I closed my door (the one with no lock – will attach a photo of my “key” – need to come in? – just stick something steel like a dogtag in my door – no problem) and laughed my freaking butt off.  You know when you look at your dog, and you think – I wish I knew what you were thinking right now?  That happens to me a lot in my travels for sure.  Not that I am saying these wonderful people I meet around the world are dogs, but with the language barrier and looks I get sometimes I really have to wonder what they are thinking.
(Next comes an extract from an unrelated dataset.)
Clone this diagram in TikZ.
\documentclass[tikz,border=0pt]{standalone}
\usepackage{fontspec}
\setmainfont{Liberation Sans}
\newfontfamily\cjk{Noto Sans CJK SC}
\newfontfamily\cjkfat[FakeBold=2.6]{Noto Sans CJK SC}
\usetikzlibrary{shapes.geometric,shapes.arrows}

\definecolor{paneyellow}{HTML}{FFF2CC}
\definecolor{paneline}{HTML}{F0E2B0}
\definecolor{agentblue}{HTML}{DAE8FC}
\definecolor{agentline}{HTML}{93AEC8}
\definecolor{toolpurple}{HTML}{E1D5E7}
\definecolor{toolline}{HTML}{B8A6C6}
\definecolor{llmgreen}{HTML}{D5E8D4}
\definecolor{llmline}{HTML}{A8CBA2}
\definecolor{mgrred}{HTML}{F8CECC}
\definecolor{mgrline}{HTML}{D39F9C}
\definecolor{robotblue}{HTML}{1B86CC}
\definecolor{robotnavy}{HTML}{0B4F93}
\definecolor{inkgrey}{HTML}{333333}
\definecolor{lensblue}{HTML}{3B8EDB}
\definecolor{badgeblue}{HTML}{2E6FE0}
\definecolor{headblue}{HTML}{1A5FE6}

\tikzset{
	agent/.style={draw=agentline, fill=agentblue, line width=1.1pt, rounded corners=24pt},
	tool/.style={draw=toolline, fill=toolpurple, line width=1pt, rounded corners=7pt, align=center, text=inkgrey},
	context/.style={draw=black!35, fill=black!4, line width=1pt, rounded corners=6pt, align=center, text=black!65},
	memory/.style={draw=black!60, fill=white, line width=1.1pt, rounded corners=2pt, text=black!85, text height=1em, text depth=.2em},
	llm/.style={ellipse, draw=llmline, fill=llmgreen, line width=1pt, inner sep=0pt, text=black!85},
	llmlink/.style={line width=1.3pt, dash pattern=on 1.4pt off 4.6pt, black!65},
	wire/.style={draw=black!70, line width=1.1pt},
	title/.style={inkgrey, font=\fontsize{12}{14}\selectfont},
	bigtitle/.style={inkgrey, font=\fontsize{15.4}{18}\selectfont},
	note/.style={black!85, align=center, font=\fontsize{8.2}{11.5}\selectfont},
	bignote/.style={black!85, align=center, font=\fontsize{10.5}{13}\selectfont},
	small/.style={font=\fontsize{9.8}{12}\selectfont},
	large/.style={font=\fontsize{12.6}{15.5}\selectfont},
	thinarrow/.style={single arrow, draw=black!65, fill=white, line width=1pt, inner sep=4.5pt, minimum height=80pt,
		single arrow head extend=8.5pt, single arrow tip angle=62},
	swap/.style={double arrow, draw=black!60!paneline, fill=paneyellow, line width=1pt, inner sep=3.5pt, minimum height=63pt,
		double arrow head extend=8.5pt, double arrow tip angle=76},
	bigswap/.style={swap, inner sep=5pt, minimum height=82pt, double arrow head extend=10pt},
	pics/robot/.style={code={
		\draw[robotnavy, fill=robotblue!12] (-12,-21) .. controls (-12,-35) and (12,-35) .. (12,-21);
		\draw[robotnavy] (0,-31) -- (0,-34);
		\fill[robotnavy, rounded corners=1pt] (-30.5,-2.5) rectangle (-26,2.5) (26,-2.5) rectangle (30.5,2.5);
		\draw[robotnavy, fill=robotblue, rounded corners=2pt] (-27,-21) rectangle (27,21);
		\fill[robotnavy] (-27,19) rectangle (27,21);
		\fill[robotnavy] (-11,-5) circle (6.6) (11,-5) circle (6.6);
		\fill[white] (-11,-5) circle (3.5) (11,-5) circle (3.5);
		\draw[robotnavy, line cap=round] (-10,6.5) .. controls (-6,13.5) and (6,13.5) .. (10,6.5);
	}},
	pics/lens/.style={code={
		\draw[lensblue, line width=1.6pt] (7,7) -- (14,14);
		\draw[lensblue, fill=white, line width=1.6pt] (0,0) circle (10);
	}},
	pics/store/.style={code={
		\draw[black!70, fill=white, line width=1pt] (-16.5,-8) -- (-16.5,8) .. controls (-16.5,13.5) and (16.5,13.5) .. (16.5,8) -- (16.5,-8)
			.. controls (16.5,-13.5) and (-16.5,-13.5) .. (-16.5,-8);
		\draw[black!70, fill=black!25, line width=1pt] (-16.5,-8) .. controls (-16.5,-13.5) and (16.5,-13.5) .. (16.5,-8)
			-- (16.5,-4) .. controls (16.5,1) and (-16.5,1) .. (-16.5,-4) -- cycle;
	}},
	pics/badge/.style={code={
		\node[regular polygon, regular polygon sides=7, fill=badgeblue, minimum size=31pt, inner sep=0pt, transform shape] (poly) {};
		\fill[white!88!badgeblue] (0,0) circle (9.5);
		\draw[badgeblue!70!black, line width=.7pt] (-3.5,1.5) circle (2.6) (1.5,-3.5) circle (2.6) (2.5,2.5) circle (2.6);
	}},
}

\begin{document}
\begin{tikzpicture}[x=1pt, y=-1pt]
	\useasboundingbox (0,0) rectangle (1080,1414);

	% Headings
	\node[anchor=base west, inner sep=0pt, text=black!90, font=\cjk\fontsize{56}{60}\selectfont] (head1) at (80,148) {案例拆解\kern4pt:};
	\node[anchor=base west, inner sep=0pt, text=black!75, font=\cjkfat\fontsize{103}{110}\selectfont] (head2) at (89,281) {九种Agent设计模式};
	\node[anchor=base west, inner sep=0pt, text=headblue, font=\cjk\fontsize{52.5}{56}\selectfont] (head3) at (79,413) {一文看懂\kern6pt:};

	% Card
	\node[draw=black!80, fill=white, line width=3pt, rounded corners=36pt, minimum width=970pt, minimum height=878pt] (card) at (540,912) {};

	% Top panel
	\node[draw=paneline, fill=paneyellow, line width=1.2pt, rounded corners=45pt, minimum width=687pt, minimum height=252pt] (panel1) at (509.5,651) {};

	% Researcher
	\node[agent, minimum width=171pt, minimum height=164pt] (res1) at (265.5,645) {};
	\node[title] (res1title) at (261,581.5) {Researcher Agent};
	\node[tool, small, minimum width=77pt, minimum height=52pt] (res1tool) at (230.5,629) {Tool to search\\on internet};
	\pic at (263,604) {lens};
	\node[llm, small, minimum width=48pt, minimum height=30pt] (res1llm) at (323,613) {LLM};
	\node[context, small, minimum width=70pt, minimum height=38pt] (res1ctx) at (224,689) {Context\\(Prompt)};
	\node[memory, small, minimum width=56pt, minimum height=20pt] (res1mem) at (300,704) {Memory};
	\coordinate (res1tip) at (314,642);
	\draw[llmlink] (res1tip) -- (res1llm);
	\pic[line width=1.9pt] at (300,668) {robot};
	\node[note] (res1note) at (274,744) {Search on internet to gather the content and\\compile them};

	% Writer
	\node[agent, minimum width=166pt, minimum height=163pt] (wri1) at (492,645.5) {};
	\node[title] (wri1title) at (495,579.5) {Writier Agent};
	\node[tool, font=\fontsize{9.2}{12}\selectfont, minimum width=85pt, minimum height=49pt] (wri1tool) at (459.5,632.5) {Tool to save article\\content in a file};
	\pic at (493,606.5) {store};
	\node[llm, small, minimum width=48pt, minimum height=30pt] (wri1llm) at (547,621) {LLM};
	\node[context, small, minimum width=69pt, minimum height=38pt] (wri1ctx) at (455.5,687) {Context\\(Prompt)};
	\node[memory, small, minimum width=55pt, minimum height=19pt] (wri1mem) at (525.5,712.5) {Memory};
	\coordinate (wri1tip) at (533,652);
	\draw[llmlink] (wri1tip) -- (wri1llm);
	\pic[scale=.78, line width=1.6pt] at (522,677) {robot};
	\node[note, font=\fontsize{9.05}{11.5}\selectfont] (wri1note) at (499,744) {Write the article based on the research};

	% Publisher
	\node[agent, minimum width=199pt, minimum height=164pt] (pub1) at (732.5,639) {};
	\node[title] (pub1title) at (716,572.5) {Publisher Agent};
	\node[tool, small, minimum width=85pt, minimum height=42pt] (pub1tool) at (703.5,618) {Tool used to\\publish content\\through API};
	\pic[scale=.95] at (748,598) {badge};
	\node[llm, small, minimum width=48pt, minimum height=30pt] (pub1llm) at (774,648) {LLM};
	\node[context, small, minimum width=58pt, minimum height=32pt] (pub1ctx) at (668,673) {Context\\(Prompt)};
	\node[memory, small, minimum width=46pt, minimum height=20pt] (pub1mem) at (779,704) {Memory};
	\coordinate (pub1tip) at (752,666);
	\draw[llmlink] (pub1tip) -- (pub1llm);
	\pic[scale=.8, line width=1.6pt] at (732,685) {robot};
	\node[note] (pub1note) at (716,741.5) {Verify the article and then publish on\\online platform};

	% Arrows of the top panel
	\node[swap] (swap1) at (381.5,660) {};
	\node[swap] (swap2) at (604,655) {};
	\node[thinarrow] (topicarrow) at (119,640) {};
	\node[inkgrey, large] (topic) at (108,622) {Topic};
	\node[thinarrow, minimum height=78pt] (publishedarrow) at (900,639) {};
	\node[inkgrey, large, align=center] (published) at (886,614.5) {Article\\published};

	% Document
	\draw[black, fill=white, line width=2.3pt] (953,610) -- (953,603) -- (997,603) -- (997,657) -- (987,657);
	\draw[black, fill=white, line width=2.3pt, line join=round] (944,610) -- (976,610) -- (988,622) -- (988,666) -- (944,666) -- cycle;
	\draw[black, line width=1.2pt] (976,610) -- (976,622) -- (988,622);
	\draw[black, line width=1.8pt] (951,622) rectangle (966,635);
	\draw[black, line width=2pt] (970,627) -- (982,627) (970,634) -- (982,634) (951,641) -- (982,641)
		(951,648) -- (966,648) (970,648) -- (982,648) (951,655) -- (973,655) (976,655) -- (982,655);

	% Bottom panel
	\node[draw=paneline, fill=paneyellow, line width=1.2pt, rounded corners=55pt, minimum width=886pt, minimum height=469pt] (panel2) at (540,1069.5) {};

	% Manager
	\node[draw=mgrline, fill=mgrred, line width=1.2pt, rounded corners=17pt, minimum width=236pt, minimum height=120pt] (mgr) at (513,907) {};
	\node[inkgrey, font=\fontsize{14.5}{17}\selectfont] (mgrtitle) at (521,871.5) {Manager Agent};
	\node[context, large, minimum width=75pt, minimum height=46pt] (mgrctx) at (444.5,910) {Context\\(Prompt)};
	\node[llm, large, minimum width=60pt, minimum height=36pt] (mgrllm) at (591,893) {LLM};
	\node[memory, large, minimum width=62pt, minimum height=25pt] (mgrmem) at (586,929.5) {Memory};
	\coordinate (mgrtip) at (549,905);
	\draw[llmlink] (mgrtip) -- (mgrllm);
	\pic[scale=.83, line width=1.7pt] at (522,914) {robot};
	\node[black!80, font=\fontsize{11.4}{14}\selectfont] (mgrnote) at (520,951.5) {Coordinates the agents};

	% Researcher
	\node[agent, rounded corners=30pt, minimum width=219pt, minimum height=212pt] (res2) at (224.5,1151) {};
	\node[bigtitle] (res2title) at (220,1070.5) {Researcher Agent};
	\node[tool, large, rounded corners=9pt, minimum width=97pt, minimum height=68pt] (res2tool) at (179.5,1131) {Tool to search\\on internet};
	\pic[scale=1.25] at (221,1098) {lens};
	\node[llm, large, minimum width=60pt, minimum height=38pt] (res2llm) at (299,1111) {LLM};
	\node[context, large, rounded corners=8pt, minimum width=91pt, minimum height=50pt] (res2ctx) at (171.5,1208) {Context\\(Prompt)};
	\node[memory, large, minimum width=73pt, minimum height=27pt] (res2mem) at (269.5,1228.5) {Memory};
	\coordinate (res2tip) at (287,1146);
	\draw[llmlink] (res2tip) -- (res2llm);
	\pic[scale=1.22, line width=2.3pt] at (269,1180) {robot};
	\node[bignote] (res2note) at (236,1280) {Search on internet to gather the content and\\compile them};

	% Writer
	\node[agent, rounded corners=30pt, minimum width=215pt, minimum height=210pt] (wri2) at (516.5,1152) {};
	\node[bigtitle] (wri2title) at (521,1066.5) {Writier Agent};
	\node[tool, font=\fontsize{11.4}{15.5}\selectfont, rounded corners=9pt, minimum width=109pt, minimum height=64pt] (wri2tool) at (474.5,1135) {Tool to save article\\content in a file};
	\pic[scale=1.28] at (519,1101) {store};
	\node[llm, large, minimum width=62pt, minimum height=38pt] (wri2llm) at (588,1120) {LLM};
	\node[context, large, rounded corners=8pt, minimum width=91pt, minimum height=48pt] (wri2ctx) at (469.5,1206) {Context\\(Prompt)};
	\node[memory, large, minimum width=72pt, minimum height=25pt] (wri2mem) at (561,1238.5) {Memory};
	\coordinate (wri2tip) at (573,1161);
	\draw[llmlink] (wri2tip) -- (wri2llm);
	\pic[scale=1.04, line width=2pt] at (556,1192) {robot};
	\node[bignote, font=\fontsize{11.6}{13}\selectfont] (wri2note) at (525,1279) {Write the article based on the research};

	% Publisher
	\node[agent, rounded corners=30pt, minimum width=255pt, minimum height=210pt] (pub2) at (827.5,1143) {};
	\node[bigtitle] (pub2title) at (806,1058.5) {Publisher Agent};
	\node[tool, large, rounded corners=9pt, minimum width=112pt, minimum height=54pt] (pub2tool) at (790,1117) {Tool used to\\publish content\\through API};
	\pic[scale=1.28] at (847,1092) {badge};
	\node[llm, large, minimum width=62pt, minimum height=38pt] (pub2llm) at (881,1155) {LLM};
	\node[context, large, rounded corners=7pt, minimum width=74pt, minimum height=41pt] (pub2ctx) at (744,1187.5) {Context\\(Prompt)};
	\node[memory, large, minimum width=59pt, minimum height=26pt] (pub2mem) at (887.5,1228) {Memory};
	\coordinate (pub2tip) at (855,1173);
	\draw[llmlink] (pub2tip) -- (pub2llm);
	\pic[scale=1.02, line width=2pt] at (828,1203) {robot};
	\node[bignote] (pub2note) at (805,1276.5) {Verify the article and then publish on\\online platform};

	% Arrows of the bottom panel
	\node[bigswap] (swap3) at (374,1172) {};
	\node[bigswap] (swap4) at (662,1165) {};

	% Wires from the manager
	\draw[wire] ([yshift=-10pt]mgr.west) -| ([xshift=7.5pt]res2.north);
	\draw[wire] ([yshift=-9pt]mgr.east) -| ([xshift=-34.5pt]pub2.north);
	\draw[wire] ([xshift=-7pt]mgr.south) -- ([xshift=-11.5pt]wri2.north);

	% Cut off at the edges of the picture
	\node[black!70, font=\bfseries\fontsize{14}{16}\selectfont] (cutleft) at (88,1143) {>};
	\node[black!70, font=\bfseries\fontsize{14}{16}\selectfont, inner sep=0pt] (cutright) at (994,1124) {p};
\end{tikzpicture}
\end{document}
And the language.  Firstly, Chinese does not work here.  Not even MY Chinese.  The writing is in Cyrillic.  But apparently not really Russian and apparently the local people (I know this because one told me) do not accept the written language as it is not theirs.  The native language is not the same as the written language.  It is completely different and now the children are being taught this in school.  Although I still really wish I had gotten past the “A”s those many years ago when I tried to learn Russian.  Have not yet had a use for Astronomika or Agronomika.  I have spent some time considering this in the past few hours (nothing better to do even with the additional pillow).  I think it is a way to control immigration.  I mean, Mongolia does not have an immigration problem.  There are only 2.9 million people in the entire country.  1.7 of them live here in Ulaanbaatar.  Nothing else makes sense.  And they are not the only ones nobody can understand.  Look at Finland.  No immigration problem there either (sorry Kari).  I think I am on to something.  If I ever win that dinner with Obama I think I should bring this up.  Might solve a few things around the homestead.  Not that I am saying immigration is bad.  But just imagine if you had this crazy written language that nobody knows, combined with a spoken language that is completely different that the written language – that nobody knows, and you made people at least learn basic communications.  I’m just saying.  They would move to France instead.

Time to hit the shower to defrost and then try to get some coffee.  I have a long day and night ahead of me.

If anyone has a really thick winter hat with flaps that come down over the ears and maybe some fur and maybe long around the neck, I am at the Puma Imperial hotel in Ulaanbaatar.  Please send it to me.